Asia Pacific markets traded mixed on Monday as Brexit developments over the weekend created further uncertainty over the United Kingdom's impending departure from the European Union.
In Japan, the Nikkei 225 rose 0.25% to 22,548.90 while the Topix index added 0.41% to 1,628.60.
Mainland Chinese shares traded down: The Shanghai composite closed near flat, the Shenzhen composite declined 0.11% to 1,614.87 and the Shenzhen component advanced 0.21% to 9,553.57.
In Hong Kong, the Hang Seng index traded near flat in later-afternoon trade.
Overall, MSCI's broadest index of Asia shares outside Japan rose 0.28%.
"Global markets and political events appear to be in the "half-full" mode, whereby outcomes are not altogether dire; even if some degree of uncertainty and risks linger," Vishnu Varathan, head of economics and strategy at Mizuho Bank, wrote in a morning note.
U.K. Prime Minister Boris Johnson was thwarted by a cross-party group of politicians in Parliament who voted to postpone the "meaningful vote" on his new Brexit deal. That forced Johnson to ask Brussels for an extension to the current October 31 departure deadline, but EU leaders don't necessarily have to accept it.
This week, the British government will present the full Withdrawal Agreement Bill to try and pass it through both the upper and lower houses of Parliament. A decisive vote by lawmakers would likely come later in the week.
The pound "is likely to remain somewhat volatile, but supported, because it appears the chances of a hard (no deal) Brexit are very slim, and either another Brexit delay, or the ratification of the new Withdrawal Agreement in the U.K. House of Commons, will occur this week," currency strategists at the Commonwealth Bank of Australia wrote in a morning note.
The British pound changed hands at $1.2914, climbing from an earlier level around $1.2873 but lower than its previous close at $1.2971.
Elsewhere, the U.S. and China made 'substantial progress' at trade talks, according to Chinese Vice Premier Liu He, Reuters reported. After reaching a partial trade deal earlier this month, Beijing and Washington are working to pen a written agreement.
Both sides have applied tariffs on billions of dollars worth of each other's products, which have roiled global markets, created business uncertainty and dented economic outlooks around the world. China said last week its economy grew by 6% on-year in the third quarter, which is believed to be the slowest GDP gain for the country in at least 27.5 years.

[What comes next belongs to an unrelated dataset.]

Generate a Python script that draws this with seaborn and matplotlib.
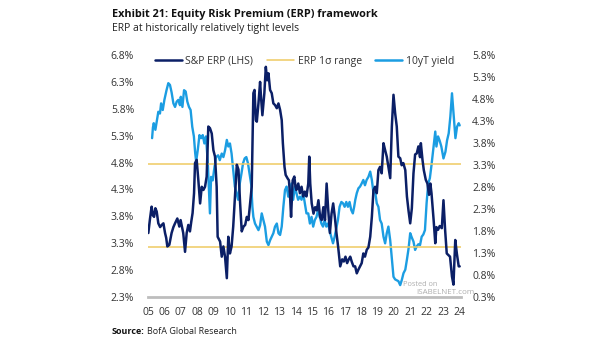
import matplotlib
matplotlib.use("Agg")
import matplotlib.pyplot as plt
import seaborn as sns
import pandas as pd
from matplotlib.ticker import FuncFormatter, FixedLocator
from matplotlib.lines import Line2D

# S&P 500 equity risk premium (left axis, %)
erp_year = [2005.02, 2005.12, 2005.22, 2005.30, 2005.37, 2005.45, 2005.53, 2005.63, 2005.74, 2005.84,
            2005.94, 2006.04, 2006.11, 2006.18, 2006.30, 2006.44, 2006.55, 2006.65, 2006.79, 2006.91,
            2006.99, 2007.08, 2007.15, 2007.26, 2007.36, 2007.46, 2007.56, 2007.64, 2007.72, 2007.81,
            2007.87, 2007.97, 2008.07, 2008.18, 2008.28, 2008.38, 2008.48, 2008.58, 2008.68, 2008.78,
            2008.89, 2008.99, 2009.09, 2009.19, 2009.25, 2009.40, 2009.50, 2009.60, 2009.70, 2009.81,
            2009.90, 2010.00, 2010.10, 2010.20, 2010.32, 2010.42, 2010.52, 2010.62, 2010.72, 2010.83,
            2010.93, 2011.03, 2011.13, 2011.23, 2011.33, 2011.43, 2011.50, 2011.58, 2011.64, 2011.74,
            2011.84, 2011.90, 2011.98, 2012.10, 2012.19, 2012.27, 2012.35, 2012.45, 2012.55, 2012.65,
            2012.75, 2012.86, 2012.96, 2013.06, 2013.16, 2013.23, 2013.33, 2013.40, 2013.53, 2013.60,
            2013.66, 2013.73, 2013.83, 2013.93, 2014.00, 2014.05, 2014.17, 2014.27, 2014.37, 2014.47,
            2014.57, 2014.67, 2014.78, 2014.84, 2014.90, 2014.99, 2015.10, 2015.20, 2015.30, 2015.40,
            2015.50, 2015.60, 2015.70, 2015.80, 2015.90, 2016.00, 2016.10, 2016.20, 2016.30, 2016.40,
            2016.50, 2016.60, 2016.73, 2016.85, 2016.95, 2017.05, 2017.15, 2017.25, 2017.34, 2017.44,
            2017.54, 2017.64, 2017.74, 2017.84, 2017.94, 2018.04, 2018.14, 2018.24, 2018.35, 2018.45,
            2018.56, 2018.66, 2018.76, 2018.86, 2018.96, 2019.06, 2019.16, 2019.26, 2019.37, 2019.47,
            2019.57, 2019.67, 2019.78, 2019.88, 2019.98, 2020.08, 2020.18, 2020.28, 2020.39, 2020.48,
            2020.58, 2020.70, 2020.80, 2020.90, 2021.00, 2021.10, 2021.20, 2021.30, 2021.40, 2021.50,
            2021.60, 2021.65, 2021.75, 2021.83, 2021.95, 2022.05, 2022.15, 2022.23, 2022.30, 2022.43,
            2022.53, 2022.60, 2022.70, 2022.80, 2022.93, 2023.03, 2023.13, 2023.23, 2023.33, 2023.43,
            2023.55, 2023.64, 2023.75, 2023.85, 2023.96, 2024.02]
erp_value = [3.49, 3.75, 3.98, 3.82, 3.79, 3.95, 3.89, 3.67, 3.60, 3.64,
             3.67, 3.49, 3.40, 3.24, 3.27, 3.49, 3.60, 3.67, 3.76, 3.61,
             3.73, 3.60, 3.49, 3.14, 3.49, 3.64, 3.52, 3.70, 3.86, 4.23,
             4.79, 4.85, 4.48, 4.04, 4.35, 4.29, 4.35, 4.54, 5.47, 5.44,
             5.34, 5.03, 4.91, 4.35, 3.42, 3.33, 3.05, 3.24, 3.05, 2.65,
             3.42, 3.11, 3.24, 3.61, 4.23, 4.76, 4.67, 4.05, 3.52, 3.61,
             3.64, 3.79, 3.73, 4.04, 4.35, 6.09, 6.15, 5.59, 5.56, 5.90,
             6.30, 6.00, 5.68, 6.09, 6.58, 6.33, 6.46, 6.15, 6.09, 5.90,
             5.87, 5.81, 5.90, 5.78, 5.59, 5.16, 4.72, 4.57, 4.50, 4.47,
             4.23, 3.79, 4.47, 4.54, 4.35, 4.29, 4.41, 4.23, 4.35, 4.17,
             4.26, 4.17, 4.41, 4.91, 4.41, 4.04, 3.85, 3.97, 3.91, 4.10,
             3.79, 3.73, 3.97, 3.73, 4.41, 3.91, 3.49, 3.85, 4.04, 3.79,
             3.49, 3.24, 2.87, 3.00, 2.96, 3.05, 2.93, 3.00, 3.05, 2.95,
             2.87, 2.87, 2.74, 2.81, 2.87, 2.93, 3.11, 3.05, 3.18, 3.22,
             3.42, 3.79, 4.29, 4.35, 4.23, 4.66, 4.72, 4.60, 5.16, 5.03,
             4.91, 4.72, 4.51, 5.47, 6.06, 5.72, 5.47, 4.91, 4.88, 4.75,
             4.79, 4.66, 4.17, 3.90, 3.67, 3.95, 4.60, 4.95, 4.97, 5.10,
             4.90, 5.16, 4.85, 4.66, 4.48, 4.41, 4.20, 4.41, 4.23, 3.73,
             3.30, 3.60, 3.55, 3.62, 3.58, 4.10, 3.55, 3.11, 3.08, 3.05,
             2.68, 2.53, 3.36, 3.10, 2.87, 2.87]

# US 10-year Treasury yield (right axis, %)
ust_year = [2005.25, 2005.30, 2005.35, 2005.45, 2005.55, 2005.63, 2005.73, 2005.80, 2005.90, 2006.00,
            2006.13, 2006.24, 2006.34, 2006.44, 2006.55, 2006.65, 2006.75, 2006.85, 2006.95, 2007.00,
            2007.10, 2007.20, 2007.30, 2007.40, 2007.50, 2007.60, 2007.70, 2007.80, 2007.88, 2007.94,
            2008.04, 2008.14, 2008.24, 2008.34, 2008.44, 2008.54, 2008.65, 2008.78, 2008.85, 2008.95,
            2009.03, 2009.15, 2009.28, 2009.38, 2009.50, 2009.60, 2009.70, 2009.81, 2009.90, 2010.00,
            2010.10, 2010.20, 2010.30, 2010.40, 2010.50, 2010.60, 2010.70, 2010.80, 2010.90, 2011.00,
            2011.10, 2011.20, 2011.30, 2011.37, 2011.43, 2011.53, 2011.63, 2011.74, 2011.84, 2011.94,
            2012.04, 2012.14, 2012.25, 2012.35, 2012.45, 2012.55, 2012.65, 2012.75, 2012.86, 2012.96,
            2013.06, 2013.16, 2013.26, 2013.36, 2013.46, 2013.56, 2013.66, 2013.76, 2013.86, 2013.96,
            2014.06, 2014.16, 2014.27, 2014.37, 2014.47, 2014.57, 2014.67, 2014.78, 2014.88, 2014.98,
            2015.08, 2015.18, 2015.28, 2015.38, 2015.48, 2015.58, 2015.68, 2015.78, 2015.88, 2015.98,
            2016.08, 2016.18, 2016.29, 2016.39, 2016.49, 2016.59, 2016.69, 2016.80, 2016.90, 2017.00,
            2017.10, 2017.20, 2017.30, 2017.40, 2017.50, 2017.58, 2017.65, 2017.74, 2017.84, 2017.94,
            2018.04, 2018.14, 2018.24, 2018.34, 2018.45, 2018.56, 2018.66, 2018.76, 2018.86, 2018.96,
            2019.06, 2019.16, 2019.26, 2019.37, 2019.47, 2019.57, 2019.67, 2019.78, 2019.87, 2019.98,
            2020.08, 2020.18, 2020.28, 2020.39, 2020.49, 2020.59, 2020.70, 2020.80, 2020.90, 2021.00,
            2021.10, 2021.20, 2021.30, 2021.40, 2021.50, 2021.60, 2021.70, 2021.80, 2021.90, 2022.00,
            2022.10, 2022.20, 2022.30, 2022.43, 2022.53, 2022.60, 2022.70, 2022.80, 2022.90, 2023.03,
            2023.15, 2023.25, 2023.35, 2023.45, 2023.55, 2023.66, 2023.76, 2023.86, 2023.96, 2024.02]
ust_value = [3.91, 4.15, 4.25, 4.10, 4.32, 4.51, 4.47, 4.70, 4.55, 4.78,
             5.00, 5.16, 5.12, 4.95, 4.70, 4.62, 4.74, 4.78, 4.66, 4.85,
             4.62, 5.00, 4.97, 4.74, 4.62, 4.55, 4.17, 3.95, 3.57, 3.38,
             3.65, 3.98, 3.91, 3.98, 3.79, 3.95, 3.34, 2.20, 3.03, 2.95,
             3.18, 3.48, 3.52, 3.41, 3.56, 3.48, 3.63, 3.87, 3.72, 3.79,
             3.56, 3.18, 2.81, 2.66, 2.51, 2.88, 3.10, 3.34, 3.45, 3.48,
             3.34, 3.10, 2.85, 2.35, 2.12, 1.97, 1.90, 1.82, 1.93, 2.20,
             2.05, 1.90, 1.56, 1.48, 1.59, 1.67, 1.75, 1.90, 1.97, 1.75,
             1.71, 1.90, 2.35, 2.73, 2.81, 2.58, 2.73, 2.88, 2.51, 2.81,
             2.66, 2.51, 2.58, 2.51, 2.66, 2.43, 2.20, 2.20, 1.97, 2.12,
             1.90, 2.05, 2.12, 2.28, 2.12, 1.97, 1.90, 2.05, 1.90, 1.97,
             1.82, 1.67, 1.52, 1.67, 1.86, 2.05, 2.35, 2.46, 2.43, 2.35,
             2.46, 2.35, 2.46, 2.28, 2.20, 2.35, 2.51, 2.66, 2.77, 2.81,
             2.88, 2.96, 2.84, 2.96, 3.03, 3.15, 2.96, 2.66, 2.69, 2.43,
             2.35, 2.05, 1.97, 1.67, 1.52, 1.75, 1.90, 1.59, 1.22, 0.76,
             0.70, 0.68, 0.66, 0.57, 0.69, 0.84, 0.92, 1.15, 1.40, 1.75,
             1.65, 1.56, 1.37, 1.45, 1.50, 1.48, 1.67, 1.72, 1.82, 2.43,
             2.88, 3.00, 3.30, 3.72, 4.06, 3.72, 3.95, 3.85, 3.72, 3.45,
             3.60, 3.86, 4.02, 4.40, 4.93, 4.40, 3.91, 4.17, 4.25, 4.20]

# ERP one-standard-deviation band (left axis, %)
erp_band = [3.23, 4.78]

left_ticks = [2.3, 2.8, 3.3, 3.8, 4.3, 4.8, 5.3, 5.8, 6.3, 6.8]
right_ticks = [0.3, 0.8, 1.3, 1.8, 2.3, 2.8, 3.3, 3.8, 4.3, 4.8, 5.3, 5.8]
year_ticks = list(range(2005, 2025))
year_labels = [f"{y % 100:02d}" for y in year_ticks]

NAVY = "#0b1f66"
SKY = "#1b9de2"
GOLD = "#efca62"
TXT = "#333333"

sns.set_theme(style="white")
plt.rcParams["font.family"] = ["Open Sans", "DejaVu Sans"]

erp_df = pd.DataFrame({"year": erp_year, "value": erp_value})
ust_df = pd.DataFrame({"year": ust_year, "value": ust_value})

fig = plt.figure(figsize=(6.05, 3.41), dpi=100)
W, H = 605, 341
ax = fig.add_axes([148 / W, 1 - 297 / H, (461 - 148) / W, (297 - 55) / H])
ax2 = ax.twinx()

# 1-sigma band lines
for lvl in erp_band:
    ax.axhline(lvl, color=GOLD, lw=1.1, zorder=1)

sns.lineplot(data=ust_df, x="year", y="value", ax=ax2, color=SKY, lw=1.7, zorder=2)
sns.lineplot(data=erp_df, x="year", y="value", ax=ax, color=NAVY, lw=1.8, zorder=3)

# draw ERP above the yield line
ax.set_zorder(ax2.get_zorder() + 1)
ax.patch.set_visible(False)

ax.set_xlim(2005, 2024.1)
ax.set_ylim(2.3, 6.8)
ax2.set_ylim(0.3, 5.8)

ax.xaxis.set_major_locator(FixedLocator(year_ticks))
ax.set_xticklabels(year_labels)
ax.yaxis.set_major_locator(FixedLocator(left_ticks))
ax2.yaxis.set_major_locator(FixedLocator(right_ticks))
pct = FuncFormatter(lambda v, _: f"{v:.1f}%")
ax.yaxis.set_major_formatter(pct)
ax2.yaxis.set_major_formatter(pct)

ax.set_xlabel("")
ax.set_ylabel("")
ax2.set_ylabel("")

for a in (ax, ax2):
    for s in a.spines.values():
        s.set_visible(False)
    a.grid(False)
ax.spines["bottom"].set_visible(True)
ax.spines["bottom"].set_color("#bdbdbd")
ax.spines["bottom"].set_linewidth(2.0)

ax.tick_params(axis="y", length=0, pad=10, labelsize=7.5, labelcolor=TXT)
ax2.tick_params(axis="y", length=0, pad=8, labelsize=7.5, labelcolor=TXT)
ax.tick_params(axis="x", length=0, pad=7, labelsize=7.5, labelcolor=TXT)

# legend
handles = [Line2D([], [], color=NAVY, lw=1.8),
           Line2D([], [], color=GOLD, lw=1.1),
           Line2D([], [], color=SKY, lw=1.8)]
labels = ["S&P ERP (LHS)", "ERP 1\u03c3 range", "10yT yield"]
ax.legend(handles, labels, loc="upper center", bbox_to_anchor=(0.5, 1.035),
          ncol=3, frameon=False, fontsize=7.5, handlelength=2.6,
          columnspacing=1.3, handletextpad=0.35, labelcolor=TXT)

fig.text(112 / W, 1 - 14 / H, "Exhibit 21: Equity Risk Premium (ERP) framework",
         fontsize=7.8, fontweight="bold", color="#111111", va="center", ha="left")
fig.text(112 / W, 1 - 28 / H, "ERP at historically relatively tight levels",
         fontsize=7.5, color="#222222", va="center", ha="left")

src = fig.text(112 / W, 1 - 331 / H, "Source:", fontsize=6.5, fontweight="bold",
               color="#111111", va="center", ha="left")
renderer = fig.canvas.get_renderer()
bb = src.get_window_extent(renderer=renderer)
fig.text((bb.x1 + 2) / W, 1 - 331 / H, "BofA Global Research", fontsize=6.5,
         color="#222222", va="center", ha="left")

# watermark
fig.text(403 / W, 1 - 284 / H, "Posted on", fontsize=5.3, color="#9a9a9a",
         va="center", ha="left", alpha=0.8)
fig.text(416 / W, 1 - 293 / H, "ISABELNET.com", fontsize=5.8, color="#9a9a9a",
         va="center", ha="left", alpha=0.8)

fig.savefig("out.png", dpi=100)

"US-China trade tensions are weighing on China's manufacturing and export sectors while Beijing's measured fiscal and monetary stimulus are only an offsetting force," Rodrigo Catril, a senior foreign-exchange strategist at the National Australia Bank, wrote in a morning note.
"China's economic growth is slowing as officials have one eye on US tensions while at the same time they strive to tidy up the financial system and limit excessive credit growth," Catril said, adding if U.S. tariffs are not removed, "further economic slowdown looks likely."
The U.S. dollar traded at 97.343 against a basket of its peers, dropping from levels near 97.400.
Oil prices were mostly up by Monday afternoon during Asian hours. U.S. crude erased earlier losses to trade up 0.19% to $53.88 per barrel while global benchmark Brent reversed declined to trade near flat at $59.44.
The main factor that has pulled demand and demand projections down in the oil market is the U.S.-China trade war, according to Vandana Hari, founder of Vanda Insights.
"The bottom line for me, and for people watching the oil markets, is 'Are the tariffs going to be removed anytime soon?' The answer to that is no," she told CNBC's "Street Signs" on Monday. "If they aren't removed, I really don't see how the headwinds, which are causing all this demand growth slowdown, will go away."